Update: After John Kasich's campaign made clear he wouldn't appear at a Trump-less debate, Fox News Channel has canceled the event. So no more Monday debate in Utah. Michael Clemente, Fox's executive vice president for news, issued the following statement: “On Feb. 20, the Republican National Committee announced that a GOP presidential primary debate would be held on March 21 in Salt Lake City. They offered that debate to Fox News Channel to host, provided there were enough candidates actively campaigning. This morning, Donald Trump announced he would not be participating in the debate. Shortly afterward, John Kasich's campaign announced that without Trump at the debate, Kasich would not participate. Ted Cruz has expressed a willingness to debate Trump or Kasich — or both. But obviously, there needs to be more than one participant. So the Salt Lake City debate is cancelled.”
Donald Trump still hasn't proclaimed himself the "presumptive" Republican presidential nominee, but his decision to skip Monday's Fox News Channel debate in Salt Lake City suggests that he is supremely confident of his eventual victory.
Recall this digital dispatch from Weekly Standard editor Bill Kristol before Super Tuesday (the first one):
That was a thinly and cryptically sourced report, but it certainly made a lot of sense. Trump boasts about "winning" every debate, but the truth is he's not at his best in these rhetorical clashes. He's not awful, but he's much better on the stump, where there are no moderators or opponents to challenge him. And debates are unpredictable — the kind of thing that a front-runner gobbling up delegates doesn't need. The real estate magnate surely doesn't want to participate in more debates than he has to; if he feels that the nomination is in the bag, or close to it, why would he volunteer for an event that won't showcase his strengths?
As it turned out, Super Tuesday was good, but not great, for Trump — not great enough to declare the race over, anyway. He submitted to two more debates, including one on Fox News that was moderated by Megyn Kelly, his least-favorite journalist. (And that's saying something, given Trump's low opinion of journalists in general.)

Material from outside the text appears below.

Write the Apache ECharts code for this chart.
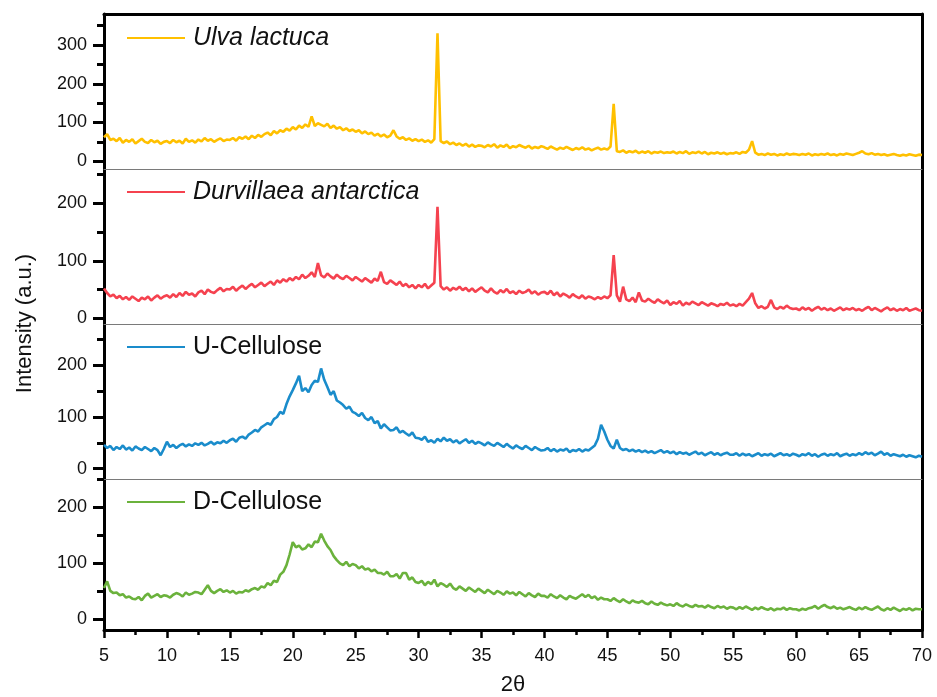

But last night's primary wins in Florida, North Carolina, Illinois and maybe Missouri knocked Marco Rubio from the race and positioned Trump with more than half of the delegates needed to clinch the nomination. There's still plenty of speculation about a contested convention, but the billionaire's grip on the GOP steering wheel is very strong, at this point.
Trump announced his decision to skip the March 21 debate on "Fox and Friends" on Wednesday morning, but the writing was on the wall — or rather, on Twitter — Tuesday night when he resumed bashing Kelly, who will once again be moderating in Utah.
Trump made an effort to lay off Kelly before and during the last Fox debate. That he no longer felt the need to feign civility indicated that he wasn't worried about facing consequences in the next one — he wouldn't be there, anyway.
The official reason for Trump's absence is a scheduling conflict. He plans to deliver a speech to the American Israel Public Affairs Committee (AIPAC).
Baloney. He could make that speech anytime. He just doesn't want to debate anymore.
Trump also claimed on "Fox and Friends" that he didn't even know about the debate. Double baloney. He said after a CNN debate last week that he was aware of plans for additional debates and that he was fine with the idea.
Trump's critics will say he's afraid of Kelly or of Ted Cruz in a three-man format with only one other rival. That might be true, in part. But the bigger reason Trump is skipping is that he simply doesn't think he needs to be there. He thinks he's already done enough to set up a general election showdown with Hillary Clinton. And he's probably right.